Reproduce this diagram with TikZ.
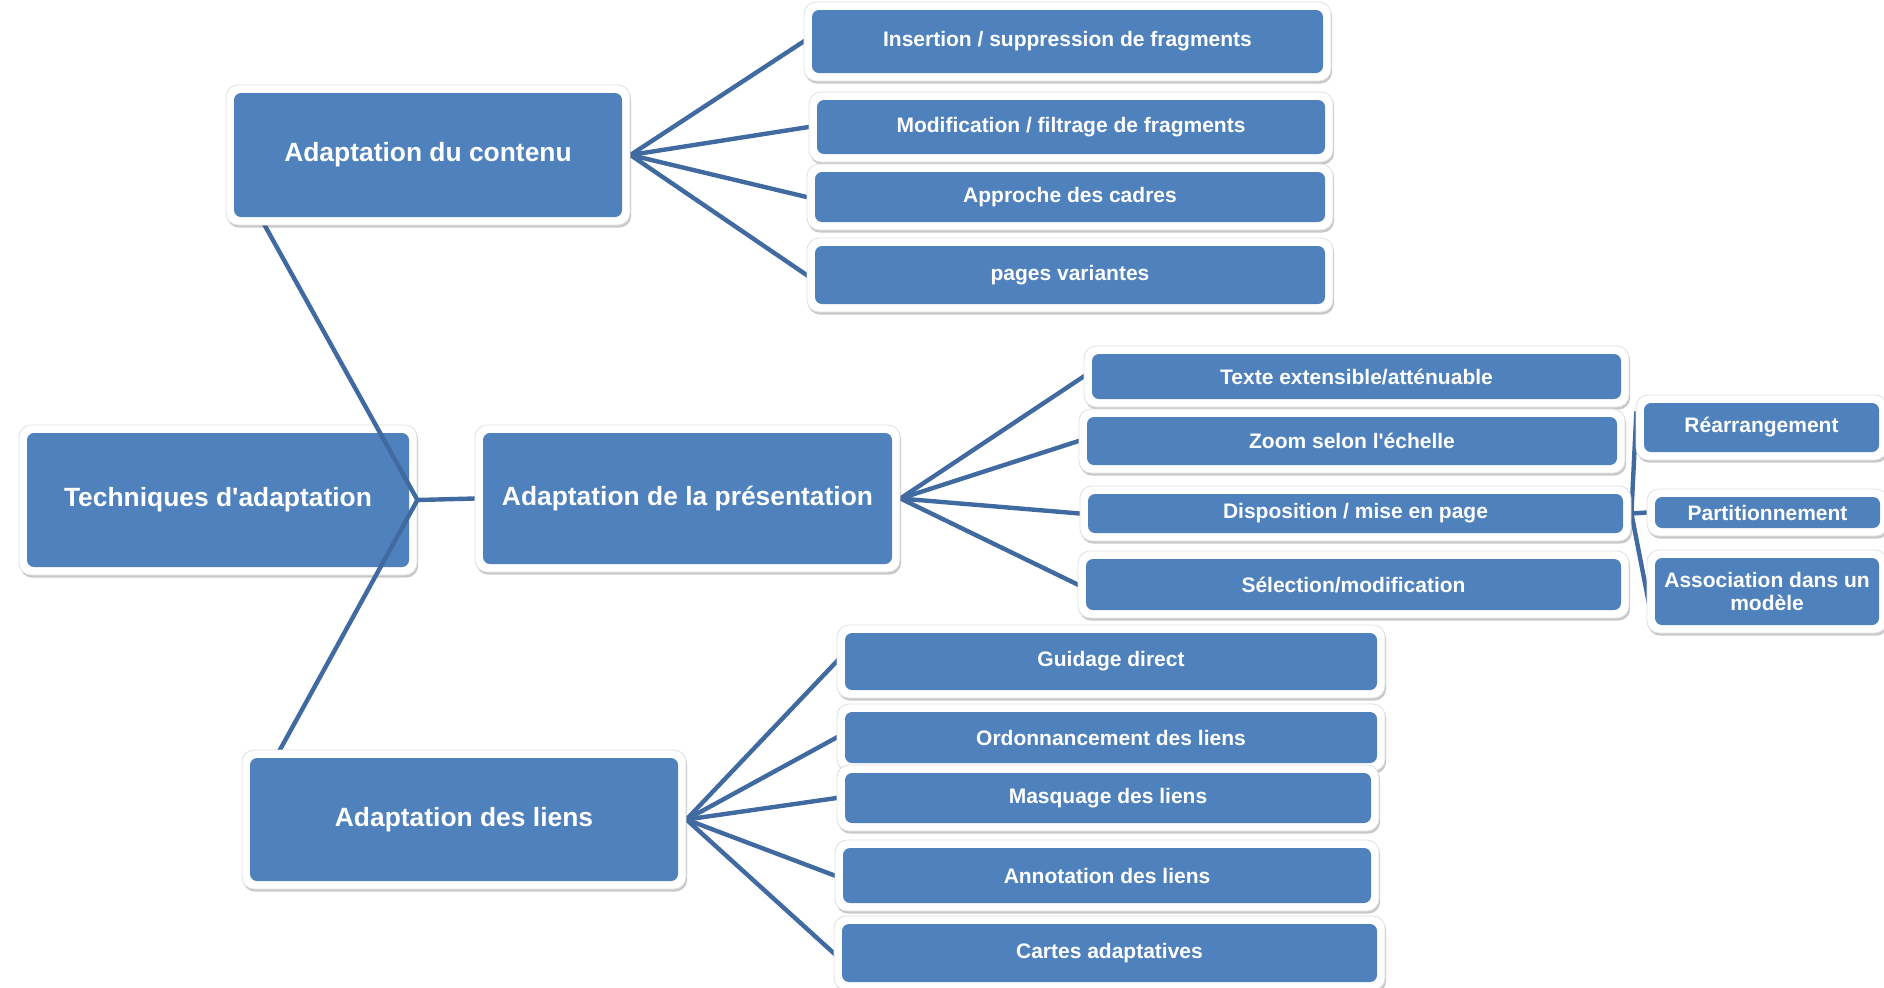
\documentclass[tikz,border=0pt]{standalone}
\usepackage{fontspec}
\newfontfamily\lsans{Liberation Sans}
\usetikzlibrary{shadows,calc}
\definecolor{boxblue}{HTML}{4F81BD}
\definecolor{linkblue}{HTML}{406AA0}
\pgfdeclarelayer{bottom}
\pgfdeclarelayer{edges}
\pgfsetlayers{bottom,edges,main}
\begin{document}
\begin{tikzpicture}[x=0.5pt,y=-0.5pt,
  box/.style={fill=white, draw=black!12, line width=0.4pt, rounded corners=6pt,
    drop shadow={shadow xshift=0.6pt, shadow yshift=-1.3pt, opacity=0.3, fill=black!70},
    text=white, inner sep=0pt, align=center,
    path picture={\fill[boxblue, rounded corners=3.5pt]
      ([shift={(4pt,-4pt)}]path picture bounding box.north west) rectangle
      ([shift={(-4pt,4pt)}]path picture bounding box.south east);}},
  big/.style={box, font=\lsans\fontsize{13.2}{15}\selectfont\bfseries},
  small/.style={box, font=\lsans\fontsize{10.5}{11.5}\selectfont\bfseries},
  link/.style={draw=linkblue, line width=2.2pt},
  conn/.style={link, shorten >=-8pt, shorten <=-1pt}]
\useasboundingbox (0,0) rectangle (1884,987);
\begin{pgfonlayer}{bottom}
\fill[white] (0,0) rectangle (1884,987);
\node[big, minimum width=199pt, minimum height=75pt] (root) at (218,500) {Techniques d'adaptation};
\end{pgfonlayer}

\node[big, minimum width=202pt, minimum height=70pt] (cont) at (428,155) {Adaptation du contenu};
\node[big, minimum width=212.5pt, minimum height=73.5pt] (pres) at (687.5,498.5) {Adaptation de la présentation};
\node[big, minimum width=222pt, minimum height=69.5pt] (liens) at (464,819.5) {Adaptation des liens};

\node[small, minimum width=263.5pt, minimum height=39.5pt] (c1) at (1067.5,41.5) {Insertion / suppression de fragments};
\node[small, minimum width=262pt, minimum height=35pt] (c2) at (1071,127) {Modification / filtrage de fragments};
\node[small, minimum width=263pt, minimum height=33pt] (c3) at (1070,197) {Approche des cadres};
\node[small, minimum width=263pt, minimum height=37pt] (c4) at (1070,275) {pages variantes};

\node[small, minimum width=272.5pt, minimum height=30.5pt] (p1) at (1356.5,376.5) {Texte extensible/atténuable};
\node[small, minimum width=273pt, minimum height=32pt] (p2) at (1352,441) {Zoom selon l'échelle};
\node[small, minimum width=275.5pt, minimum height=27.5pt] (p3) at (1355.5,513.5) {Disposition / mise en page};
\node[small, minimum width=275.5pt, minimum height=33.5pt] (p4) at (1353.5,584.5) {Sélection/modification};

\node[small, minimum width=125.5pt, minimum height=32.5pt] (s1) at (1761.5,427.5) {Réarrangement};
\node[small, minimum width=120.5pt, minimum height=23.5pt] (s2) at (1767.5,512.5) {Partitionnement};
\node[small, minimum width=120pt, minimum height=41.5pt] (s3) at (1767,591.5) {Association dans un\\modèle};

\node[small, minimum width=274pt, minimum height=36.5pt] (l1) at (1111,661.5) {Guidage direct};
\node[small, minimum width=274pt, minimum height=33.5pt] (l2) at (1111,737.5) {Ordonnancement des liens};
\node[small, minimum width=271pt, minimum height=33pt] (l3) at (1108,798) {Masquage des liens};
\node[small, minimum width=272pt, minimum height=35.5pt] (l4) at (1107,875.5) {Annotation des liens};
\node[small, minimum width=275.5pt, minimum height=37pt] (l5) at (1109.5,953) {Cartes adaptatives};

\begin{pgfonlayer}{edges}
\draw[link] (root.east) -- ($(root.east)!0.96!(cont.west)$);
\draw[conn] (root.east) -- (pres.west);
\draw[link] (root.east) -- ($(root.east)!0.96!(liens.west)$);
\foreach \c in {c1,c2,c3,c4} \draw[conn] (cont.east) -- (\c.west);
\foreach \c in {p1,p2,p3,p4} \draw[conn] (pres.east) -- (\c.west);
\foreach \c in {s1,s2,s3} \draw[conn] (p3.east) -- (\c.west);
\foreach \c in {l1,l2,l3,l4,l5} \draw[conn] (liens.east) -- (\c.west);
\end{pgfonlayer}
\end{tikzpicture}
\end{document}
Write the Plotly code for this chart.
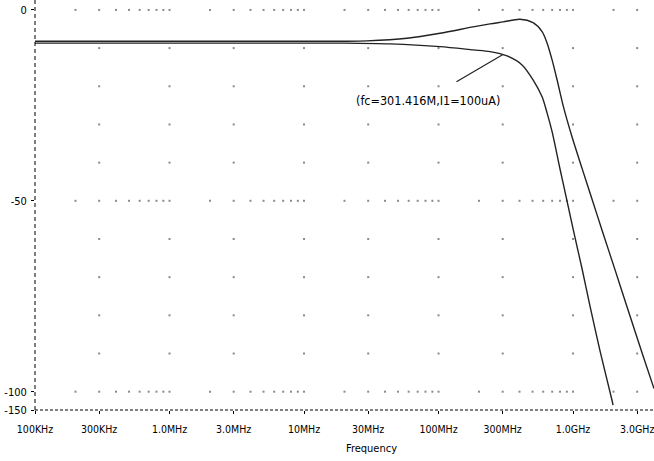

________

**EXERCISE**: Copy each line above containing the string "this".

**ANSWER TO THE PROBLEM**:
Reproduce this diagram with TikZ.
Write the Plotly code for this chart.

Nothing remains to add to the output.